L: I really love Ren Hang’s work and how he approaches nudity and sexuality. But I also love female artists that take on similar narratives through different mediums, such as Tracey Emin and her confessional art and paintings, which I find very intimate and sexually rich. I'm influenced by music a lot—artistes like Björk, Tricky, Kurt Cobain—and really inspired by philosophers like Marcus Aurelius, Socrates, Nietzsche, Sartre, Kierkegaard, and Albert Camus.

M: I took a deep dive into previous works before the birth of Echo Chamber. Looking back at your earlier works, I noticed that your relationship to sexual imagery has evolved - sometimes explicit and other times leaving room for imagination to build the rest of the story. How do you balance explicitness and abstraction in the depictions in your work? Which side wins?
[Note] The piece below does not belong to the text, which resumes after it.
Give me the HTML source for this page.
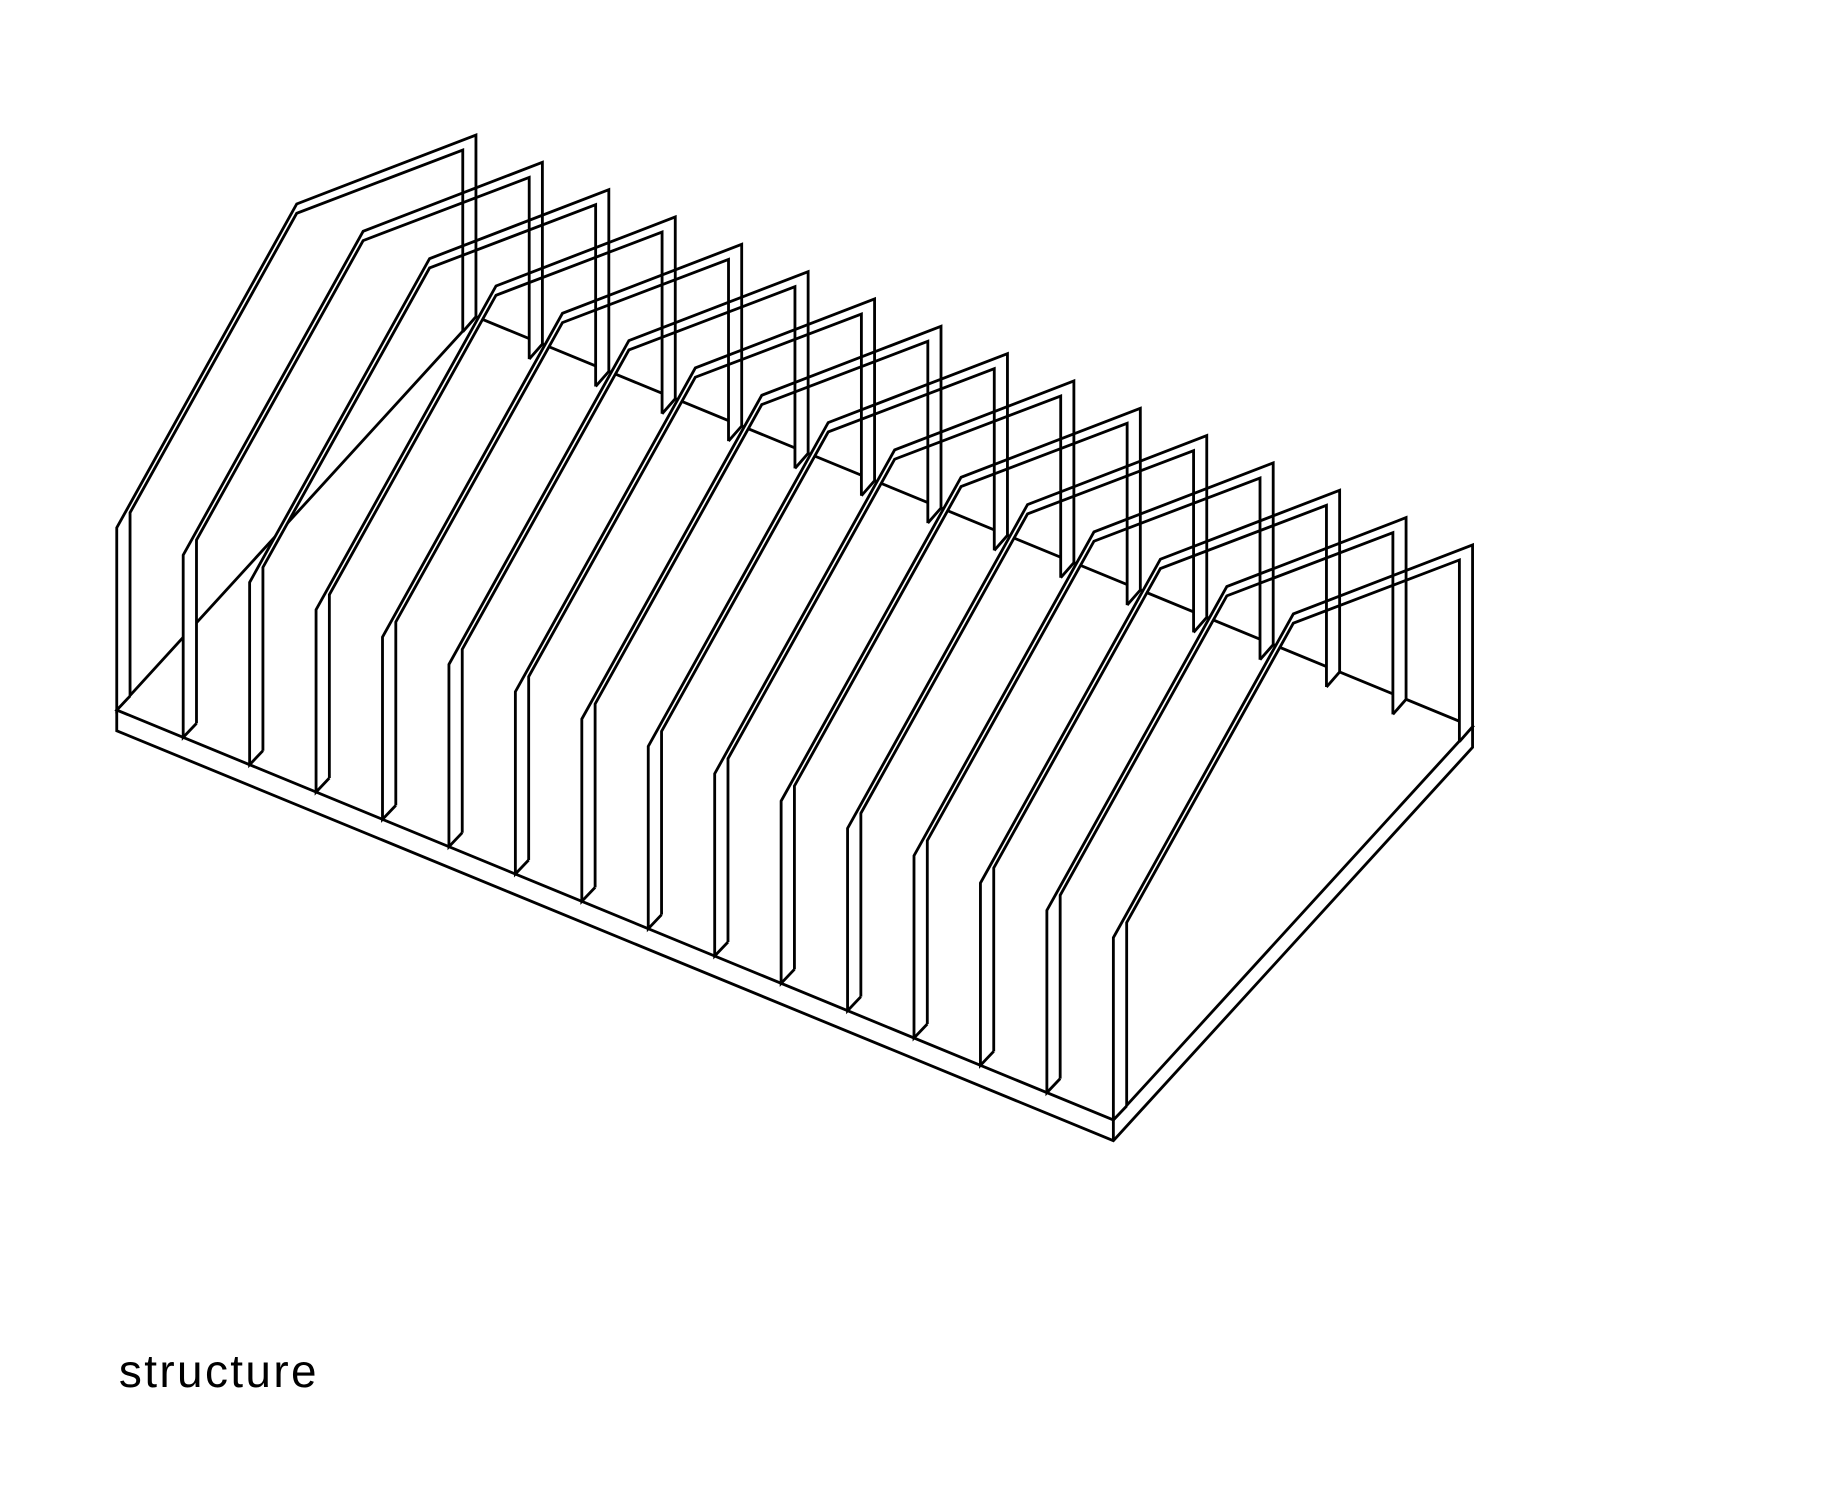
<!DOCTYPE html>
<html>
<head>
<meta charset="utf-8">
<style>
  html, body { margin: 0; padding: 0; background: #ffffff; }
  svg { display: block; }
</style>
</head>
<body>
<svg width="1836" height="1489" viewBox="0 0 1560 1265.14" xmlns="http://www.w3.org/2000/svg" preserveAspectRatio="none">
  <defs>
    <polygon id="ff" points="99.2,603.3 99.2,448.4 252.1,173.3 404.4,114.7 404.4,269.1 393.2,281.9 393.2,127.5 252.1,181.2 110.5,435.6 110.5,591.4" fill="#fff" stroke="none"/>
    <g id="fs" fill="none" stroke="#000" stroke-width="2.4" stroke-linejoin="miter">
      <polyline points="110.5,591.4 99.2,603.3 99.2,448.4 252.1,173.3 404.4,114.7 404.4,269.1 393.2,281.9"/>
      <polyline points="110.5,591.4 110.5,435.6 252.1,181.2 393.2,127.5 393.2,281.9"/>
    </g>
  </defs>
  <rect x="0" y="0" width="1560" height="1266" fill="#fff"/>
  <g fill="none" stroke="#000" stroke-width="2.4" stroke-linejoin="miter">
    <polyline points="404.4,269.1 99.2,603.3 946,951.6 1251.2,617.4 404.4,269.1"/>
    <polyline points="99.2,603.3 99.2,620.9 946,969.2 1251.2,635 1251.2,617.4"/>
    <line x1="946" y1="951.6" x2="946" y2="969.2"/>
  </g>
  <use href="#ff" transform="translate(0,0)"/>
  <use href="#ff" transform="translate(56.45,23.22)"/>
  <use href="#ff" transform="translate(112.9,46.44)"/>
  <use href="#ff" transform="translate(169.35,69.66)"/>
  <use href="#ff" transform="translate(225.8,92.88)"/>
  <use href="#ff" transform="translate(282.25,116.1)"/>
  <use href="#ff" transform="translate(338.7,139.32)"/>
  <use href="#ff" transform="translate(395.15,162.54)"/>
  <use href="#ff" transform="translate(451.6,185.76)"/>
  <use href="#ff" transform="translate(508.05,208.98)"/>
  <use href="#ff" transform="translate(564.5,232.2)"/>
  <use href="#ff" transform="translate(620.95,255.42)"/>
  <use href="#ff" transform="translate(677.4,278.64)"/>
  <use href="#ff" transform="translate(733.85,301.86)"/>
  <use href="#ff" transform="translate(790.3,325.08)"/>
  <use href="#ff" transform="translate(846.8,348.3)"/>
  <use href="#fs" transform="translate(0,0)"/>
  <use href="#fs" transform="translate(56.45,23.22)"/>
  <use href="#fs" transform="translate(112.9,46.44)"/>
  <use href="#fs" transform="translate(169.35,69.66)"/>
  <use href="#fs" transform="translate(225.8,92.88)"/>
  <use href="#fs" transform="translate(282.25,116.1)"/>
  <use href="#fs" transform="translate(338.7,139.32)"/>
  <use href="#fs" transform="translate(395.15,162.54)"/>
  <use href="#fs" transform="translate(451.6,185.76)"/>
  <use href="#fs" transform="translate(508.05,208.98)"/>
  <use href="#fs" transform="translate(564.5,232.2)"/>
  <use href="#fs" transform="translate(620.95,255.42)"/>
  <use href="#fs" transform="translate(677.4,278.64)"/>
  <use href="#fs" transform="translate(733.85,301.86)"/>
  <use href="#fs" transform="translate(790.3,325.08)"/>
  <use href="#fs" transform="translate(846.8,348.3)"/>
  <text x="101" y="1178.5" font-family="'Liberation Sans', 'DejaVu Sans', sans-serif" font-size="39" fill="#000" textLength="168" lengthAdjust="spacing">structure</text>
</svg>
</body>
</html>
L: I've been exploring the subject of sex and sexuality ever since I can remember—from immersive sexual desires to the pleasures of copulation while reflecting opposing mind states. Sex is a deep part of how I navigate my existence. I find that I don't think about balancing the explicit and abstract—it just comes naturally as a visual metaphor for my desire.

M: Do you see your work opening up conversations about sex and sensuality in Nigerian art, or is it still something the art world here resists? How has the response to your work reflected that tension?

L: I really do see my work opening up conversations about sex and sensuality—especially in an environment that frowns on honest expression of these topics. I think these topics are starting to find a place in Nigerian art due to the exposure enacted by Western technology on Nigerian culture.